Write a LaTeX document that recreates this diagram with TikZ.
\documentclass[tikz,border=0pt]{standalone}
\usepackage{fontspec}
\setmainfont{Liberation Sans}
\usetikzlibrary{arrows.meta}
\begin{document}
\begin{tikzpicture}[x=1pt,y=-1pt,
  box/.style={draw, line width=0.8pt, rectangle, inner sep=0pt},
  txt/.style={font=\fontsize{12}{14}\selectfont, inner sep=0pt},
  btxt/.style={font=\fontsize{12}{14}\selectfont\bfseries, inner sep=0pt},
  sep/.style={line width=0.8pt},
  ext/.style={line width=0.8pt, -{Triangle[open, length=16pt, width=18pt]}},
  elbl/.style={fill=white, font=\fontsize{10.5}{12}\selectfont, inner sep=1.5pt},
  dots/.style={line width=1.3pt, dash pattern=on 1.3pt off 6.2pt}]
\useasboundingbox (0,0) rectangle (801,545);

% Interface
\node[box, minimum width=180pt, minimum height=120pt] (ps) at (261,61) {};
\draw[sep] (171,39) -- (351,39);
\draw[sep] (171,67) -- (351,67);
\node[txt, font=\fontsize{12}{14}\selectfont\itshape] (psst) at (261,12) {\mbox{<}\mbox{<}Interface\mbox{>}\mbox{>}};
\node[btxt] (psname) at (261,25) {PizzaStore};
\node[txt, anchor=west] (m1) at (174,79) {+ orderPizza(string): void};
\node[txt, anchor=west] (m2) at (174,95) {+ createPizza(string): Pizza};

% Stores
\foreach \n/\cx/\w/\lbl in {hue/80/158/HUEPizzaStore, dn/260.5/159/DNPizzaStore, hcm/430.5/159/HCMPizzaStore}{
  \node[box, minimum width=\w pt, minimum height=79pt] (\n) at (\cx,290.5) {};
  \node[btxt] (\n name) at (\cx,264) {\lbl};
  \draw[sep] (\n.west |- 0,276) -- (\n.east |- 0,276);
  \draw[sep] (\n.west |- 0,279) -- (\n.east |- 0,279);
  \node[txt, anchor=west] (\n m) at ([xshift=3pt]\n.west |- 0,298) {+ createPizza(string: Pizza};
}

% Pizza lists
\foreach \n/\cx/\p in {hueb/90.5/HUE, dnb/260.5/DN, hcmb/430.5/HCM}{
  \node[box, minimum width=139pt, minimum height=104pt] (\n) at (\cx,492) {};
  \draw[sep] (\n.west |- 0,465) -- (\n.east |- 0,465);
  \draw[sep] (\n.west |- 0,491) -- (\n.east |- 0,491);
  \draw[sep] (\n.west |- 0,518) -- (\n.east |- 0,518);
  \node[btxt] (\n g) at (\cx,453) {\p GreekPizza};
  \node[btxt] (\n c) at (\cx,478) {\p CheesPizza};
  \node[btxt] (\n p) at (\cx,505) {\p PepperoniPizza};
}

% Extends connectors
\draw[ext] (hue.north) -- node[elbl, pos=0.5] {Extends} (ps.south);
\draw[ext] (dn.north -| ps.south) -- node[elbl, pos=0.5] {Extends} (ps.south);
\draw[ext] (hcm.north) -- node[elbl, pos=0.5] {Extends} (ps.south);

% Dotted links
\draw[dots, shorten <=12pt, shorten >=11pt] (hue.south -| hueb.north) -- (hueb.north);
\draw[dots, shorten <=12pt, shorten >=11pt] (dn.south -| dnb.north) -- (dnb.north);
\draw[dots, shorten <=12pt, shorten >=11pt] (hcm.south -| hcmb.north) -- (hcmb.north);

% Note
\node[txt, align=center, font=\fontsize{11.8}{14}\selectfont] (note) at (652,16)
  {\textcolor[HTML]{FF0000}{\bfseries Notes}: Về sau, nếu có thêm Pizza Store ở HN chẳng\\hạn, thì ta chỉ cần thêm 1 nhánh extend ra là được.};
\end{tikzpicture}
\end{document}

--------------------------------

▶ _Given exercise_
Print the listing above in full, exactly as it is.

▶ _Solution to this task_
Write a LaTeX document that recreates this diagram with TikZ.
\documentclass[tikz,border=0pt]{standalone}
\usepackage{fontspec}
\setmainfont{Liberation Sans}
\usetikzlibrary{arrows.meta}
\begin{document}
\begin{tikzpicture}[x=1pt,y=-1pt,
  box/.style={draw, line width=0.8pt, rectangle, inner sep=0pt},
  txt/.style={font=\fontsize{12}{14}\selectfont, inner sep=0pt},
  btxt/.style={font=\fontsize{12}{14}\selectfont\bfseries, inner sep=0pt},
  sep/.style={line width=0.8pt},
  ext/.style={line width=0.8pt, -{Triangle[open, length=16pt, width=18pt]}},
  elbl/.style={fill=white, font=\fontsize{10.5}{12}\selectfont, inner sep=1.5pt},
  dots/.style={line width=1.3pt, dash pattern=on 1.3pt off 6.2pt}]
\useasboundingbox (0,0) rectangle (801,545);

% Interface
\node[box, minimum width=180pt, minimum height=120pt] (ps) at (261,61) {};
\draw[sep] (171,39) -- (351,39);
\draw[sep] (171,67) -- (351,67);
\node[txt, font=\fontsize{12}{14}\selectfont\itshape] (psst) at (261,12) {\mbox{<}\mbox{<}Interface\mbox{>}\mbox{>}};
\node[btxt] (psname) at (261,25) {PizzaStore};
\node[txt, anchor=west] (m1) at (174,79) {+ orderPizza(string): void};
\node[txt, anchor=west] (m2) at (174,95) {+ createPizza(string): Pizza};

% Stores
\foreach \n/\cx/\w/\lbl in {hue/80/158/HUEPizzaStore, dn/260.5/159/DNPizzaStore, hcm/430.5/159/HCMPizzaStore}{
  \node[box, minimum width=\w pt, minimum height=79pt] (\n) at (\cx,290.5) {};
  \node[btxt] (\n name) at (\cx,264) {\lbl};
  \draw[sep] (\n.west |- 0,276) -- (\n.east |- 0,276);
  \draw[sep] (\n.west |- 0,279) -- (\n.east |- 0,279);
  \node[txt, anchor=west] (\n m) at ([xshift=3pt]\n.west |- 0,298) {+ createPizza(string: Pizza};
}

% Pizza lists
\foreach \n/\cx/\p in {hueb/90.5/HUE, dnb/260.5/DN, hcmb/430.5/HCM}{
  \node[box, minimum width=139pt, minimum height=104pt] (\n) at (\cx,492) {};
  \draw[sep] (\n.west |- 0,465) -- (\n.east |- 0,465);
  \draw[sep] (\n.west |- 0,491) -- (\n.east |- 0,491);
  \draw[sep] (\n.west |- 0,518) -- (\n.east |- 0,518);
  \node[btxt] (\n g) at (\cx,453) {\p GreekPizza};
  \node[btxt] (\n c) at (\cx,478) {\p CheesPizza};
  \node[btxt] (\n p) at (\cx,505) {\p PepperoniPizza};
}

% Extends connectors
\draw[ext] (hue.north) -- node[elbl, pos=0.5] {Extends} (ps.south);
\draw[ext] (dn.north -| ps.south) -- node[elbl, pos=0.5] {Extends} (ps.south);
\draw[ext] (hcm.north) -- node[elbl, pos=0.5] {Extends} (ps.south);

% Dotted links
\draw[dots, shorten <=12pt, shorten >=11pt] (hue.south -| hueb.north) -- (hueb.north);
\draw[dots, shorten <=12pt, shorten >=11pt] (dn.south -| dnb.north) -- (dnb.north);
\draw[dots, shorten <=12pt, shorten >=11pt] (hcm.south -| hcmb.north) -- (hcmb.north);

% Note
\node[txt, align=center, font=\fontsize{11.8}{14}\selectfont] (note) at (652,16)
  {\textcolor[HTML]{FF0000}{\bfseries Notes}: Về sau, nếu có thêm Pizza Store ở HN chẳng\\hạn, thì ta chỉ cần thêm 1 nhánh extend ra là được.};
\end{tikzpicture}
\end{document}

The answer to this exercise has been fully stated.